Behind the top three, Maeda was giving the huge Japanese television audience something to cheer about. Unlike his compatriots who wilted in the second half, Maeda got stronger. He was in seventh position at 35K, managed to increase his pace and started passing people.
"I was quite surprised I could move up to my position late in the race," he told reporters.
He would ultimately move up to fourth place by the finish line, and was timed in 2:08-flat, one second short of the required time by the Japanese federation for automatic selection for the world championships team. However, he is likely to be selected because three men would have to run faster than him at next Sunday's Lake Biwa Marathon, the third and final selection race.
The women's race started more aggressively than the men's. Japan’s Azusa Nojiri was the early leader, hitting 15-K in 50:21 with only Kebede and 2011 Boston Marathon champion Caroline Kilel for company.
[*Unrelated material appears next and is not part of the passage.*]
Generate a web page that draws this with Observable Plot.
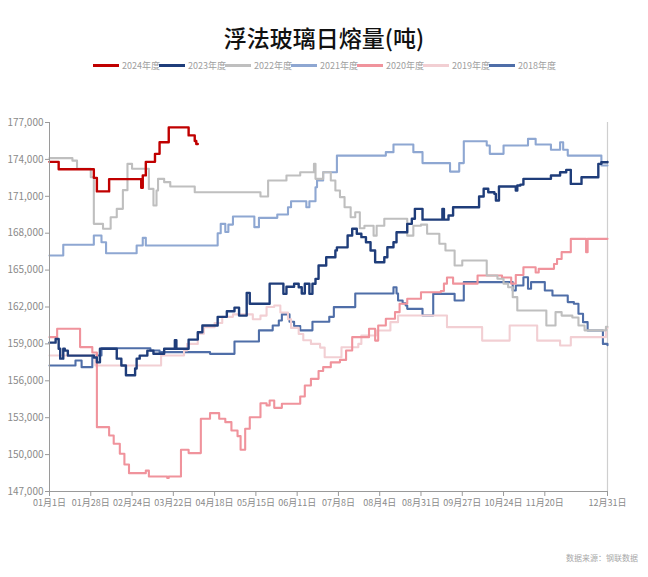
<!DOCTYPE html>
<html>
<head>
<meta charset="utf-8">
<script src="https://cdn.jsdelivr.net/npm/d3@7"></script>
<script src="https://cdn.jsdelivr.net/npm/@observablehq/plot@0.6"></script>
<style>
  html, body { margin: 0; padding: 0; background: #fff; }
  body { width: 648px; height: 577px; position: relative; overflow: hidden; font-family: "Noto Sans CJK SC", sans-serif; }
  #title { position: absolute; top: 21px; left: 0; width: 648px; text-align: center; font-size: 23px; line-height: 32px; color: #111; font-weight: 500; }
  #legend { position: absolute; top: 59px; left: 0; width: 648px; display: flex; justify-content: center; }
  .item { display: flex; align-items: center; width: 66px; font-family: "Liberation Sans Narrow", "Noto Sans CJK SC", sans-serif; font-size: 9px; color: #a0a0a0; white-space: nowrap; }
  .sw { width: 26px; height: 3px; margin-right: 3px; flex: none; }
  #chart { position: absolute; top: 95px; left: 0; }
  #caption { position: absolute; top: 552px; left: 566px; font-size: 8px; color: #a8a8a8; white-space: nowrap; }
</style>
</head>
<body>
<div id="title">浮法玻璃日熔量(吨)</div>
<div id="legend"></div>
<div id="chart"></div>
<div id="caption">数据来源：钢联数据</div>
<script>
// Series names and colours (legend order)
const seriesNames = ["2024年度", "2023年度", "2022年度", "2021年度", "2020年度", "2019年度", "2018年度"];
const seriesColors = ["#C00000", "#1F3D7A", "#BFBFBF", "#8EA7D2", "#F0939C", "#F2CFD3", "#4F6EA8"];

// Values: [day of year (0 = 1 Jan), tonnes per day] at each step change
const s2024 = [[0,173800],[6,173200],[29,172500],[31,171400],[39,172400],[60,171700],[61,172700],[63,173800],[69,174450],[72,175400],[78,176600],[91,175950],[95,175500],[96,175250],[97,175250]];

const s2023 = [[0,159100],[4,159400],[6,158600],[7,157800],[9,158600],[10,158450],[12,158050],[29,157900],[31,157500],[33,158600],[44,157800],[47,157250],[50,156450],[56,157000],[57,157800],[59,158050],[64,158450],[68,158200],[75,158600],[82,159300],[83,158600],[91,159350],[97,159950],[100,160500],[110,161200],[116,161650],[121,161950],[124,161300],[129,163150],[131,162260],[144,163900],[152,163900],[153,163070],[155,163650],[160,163890],[163,163600],[165,163100],[167,163890],[170,163070],[172,163890],[174,164290],[176,165370],[181,166050],[187,166600],[188,166850],[195,167810],[198,168360],[201,167950],[204,167680],[207,167270],[210,166590],[213,165640],[219,166050],[221,166860],[225,167270],[227,168080],[234,168760],[237,169170],[239,169980],[244,169100],[257,169980],[258,169100],[261,169440],[264,170110],[281,170980],[284,171610],[287,171330],[291,171200],[292,170660],[294,171800],[305,171470],[306,171880],[308,171950],[310,172420],[328,172690],[334,172960],[338,173150],[341,172010],[348,172550],[359,173640],[361,173770],[365,173800]];

const s2022 = [[0,174100],[15,173900],[18,173240],[27,172550],[29,168760],[35,168360],[40,169300],[44,169980],[48,171500],[51,173640],[54,173240],[65,171600],[68,170250],[70,171470],[71,172420],[75,172150],[79,171800],[95,171330],[138,170980],[143,172280],[155,172690],[164,172960],[173,173640],[174,172420],[179,172960],[184,172280],[187,171470],[190,170930],[193,170110],[197,169300],[200,169700],[203,168400],[206,168600],[212,167800],[214,168600],[219,169170],[233,169170],[234,167800],[238,168600],[243,168700],[247,167950],[255,167140],[259,166590],[265,165370],[270,165780],[286,164560],[293,164300],[297,163900],[300,163610],[303,162800],[306,161720],[325,160500],[331,161580],[335,161300],[342,161150],[346,160500],[350,160100],[364,160400],[365,160400]];

const s2021 = [[0,166190],[9,167060],[29,167810],[34,167270],[37,166370],[57,167000],[61,167620],[63,167000],[110,168000],[112,168760],[115,168100],[117,168700],[120,169360],[134,168490],[137,169250],[149,169520],[156,170110],[158,170600],[168,170110],[170,170600],[174,171740],[175,172280],[179,172960],[188,174310],[220,174590],[225,175210],[238,174590],[244,173700],[262,173010],[268,173700],[271,175480],[286,175130],[288,174450],[297,175130],[313,175670],[318,175210],[328,174780],[334,175400],[336,174780],[339,174310],[361,173500],[365,173500]];

const s2020 = [[0,159550],[5,160230],[20,158740],[28,158300],[31,152230],[39,151550],[42,150880],[46,150070],[49,149200],[52,148490],[63,148700],[65,148220],[77,148100],[78,148220],[86,150390],[91,150120],[99,152910],[105,153370],[111,152910],[115,152640],[119,151960],[123,151500],[125,150390],[128,152100],[131,153040],[138,154180],[142,154000],[144,154400],[147,153800],[152,154130],[164,154720],[167,155620],[171,156160],[176,156800],[179,157110],[184,157500],[190,157700],[194,158460],[198,159550],[209,160230],[213,159270],[215,160500],[220,161040],[226,161580],[229,162260],[234,162670],[243,163200],[256,163300],[258,163900],[260,164400],[264,163900],[280,164560],[296,164400],[302,163900],[305,164600],[310,165230],[316,165230],[318,164800],[320,165100],[330,165500],[332,165900],[335,166460],[341,167540],[350,167540],[351,166460],[352,167540],[365,167540]];

const s2019 = [[0,158060],[30,157250],[73,158060],[88,158460],[90,159000],[97,159820],[101,160360],[108,160700],[113,161200],[120,161400],[133,161000],[138,161300],[142,162000],[147,162120],[151,161550],[156,161000],[158,160300],[163,159800],[166,159300],[171,159000],[177,158700],[180,157920],[191,158730],[202,159000],[204,159680],[214,160090],[223,160770],[228,161310],[260,160360],[283,159270],[301,160500],[319,159270],[334,158870],[341,159550],[364,160300],[365,160300]];

const s2018 = [[0,157250],[17,157650],[21,157110],[28,158060],[34,158650],[66,158460],[72,158330],[105,158190],[121,159200],[137,160100],[146,160500],[150,160900],[152,161400],[156,161400],[157,160800],[160,160450],[164,160100],[172,160800],[183,161200],[186,161990],[200,163100],[225,163610],[227,163100],[228,162530],[231,162300],[233,162120],[234,161850],[244,161310],[251,163070],[265,162530],[271,164020],[303,163340],[305,163750],[310,164420],[313,163480],[315,164020],[324,163340],[329,162940],[339,162400],[343,162260],[346,161450],[349,160770],[352,160090],[362,159000],[365,158900]];

const seriesValues = [s2024, s2023, s2022, s2021, s2020, s2019, s2018];

// Axis ticks
const yTicks = [147000, 150000, 153000, 156000, 159000, 162000, 165000, 168000, 171000, 174000, 177000];
const xTickDates = ["2024-01-01","2024-01-28","2024-02-24","2024-03-22","2024-04-18","2024-05-15","2024-06-11","2024-07-08","2024-08-04","2024-08-31","2024-09-27","2024-10-24","2024-11-20","2024-12-31"];
const xTickLabels = ["01月1日","01月28日","02月24日","03月22日","04月18日","05月15日","06月11日","07月8日","08月4日","08月31日","09月27日","10月24日","11月20日","12月31日"];

const dayToDate = d => new Date(Date.UTC(2024, 0, 1 + d));
const xTicks = xTickDates.map(s => new Date(s + "T00:00:00Z"));
const start = xTicks[0], end = xTicks[xTicks.length - 1];

// Legend
const legend = document.getElementById("legend");
seriesNames.forEach((n, i) => {
  const it = document.createElement("div");
  it.className = "item";
  it.innerHTML = `<span class="sw" style="background:${seriesColors[i]}"></span><span>${n}</span>`;
  legend.appendChild(it);
});

// Lines, drawn oldest first so the newest sit on top
const lineMarks = [];
for (let i = seriesNames.length - 1; i >= 0; i--) {
  const rows = seriesValues[i].map(([d, v]) => ({date: dayToDate(d), value: v}));
  lineMarks.push(Plot.line(rows, {
    x: "date", y: "value", curve: "step-after",
    stroke: seriesColors[i], strokeWidth: i <= 1 ? 2.4 : 2.1
  }));
}

const fmt = d3.format(",");
const chart = Plot.plot({
  width: 648,
  height: 430,
  marginLeft: 49,
  marginRight: 41,
  marginTop: 27,
  marginBottom: 34,
  style: {fontFamily: "'Liberation Sans Narrow', 'Noto Sans CJK SC', sans-serif", fontSize: "10px", background: "#fff"},
  x: {type: "utc", domain: [start, end]},
  y: {domain: [147000, 177000]},
  marks: [
    Plot.ruleX([end], {stroke: "#cfcfcf", strokeWidth: 1.2}),
    ...lineMarks,
    Plot.ruleX([start], {stroke: "#9a9a9a"}),
    Plot.ruleY([147000], {stroke: "#9a9a9a"}),
    Plot.axisY(yTicks, {tickFormat: fmt, tickSize: 4, tickPadding: 2, stroke: "#9a9a9a", fill: "#8a8a8a", fontSize: 10, label: null}),
    Plot.axisX(xTicks, {tickFormat: (d, i) => xTickLabels[i], tickSize: 5, tickPadding: 3, stroke: "#9a9a9a", fill: "#8a8a8a", fontSize: 9, label: null})
  ]
});
document.getElementById("chart").appendChild(chart);
</script>
</body>
</html>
Nojiri would fall back by the halfway point, where only Kebede and Kilel were in the lead running a solid 1:11:50.
The second half of the race was not kind to Kilel. She slowed badly, eventually finishing 21st in 2:47:08.
Ethiopia's Yeshi Esayias, who was 16 seconds back at the midway point, had a great second half. She moved up steadily, and by the 25K mark had caught Kebede. The final break came for Kebede between 35 and 40-K, when she used a very tall male runner, Junichi Sugiyama, as a windshield to get her through the final kilometers. Esayias had to settle for second in 2:26:01, while 40 seconds back Germany's Irina Mikitenko set a world masters (40+) record in third (2:26:41). Albina Mayorova, last year's Nagoya Marathon champion, finished fourth in 2:26:51.
For Japan’s Yoshimi Ozaki, the 2009 IAAF World Championships silver medalist, the race was bittersweet. She said Friday that she would take a break from competition after this race and that it would likely be her retirement race. She ran a credible 2:28:30 to finish fifth, and when asked if this would be her last high level marathon, the 31-year-old athlete said: "Maybe."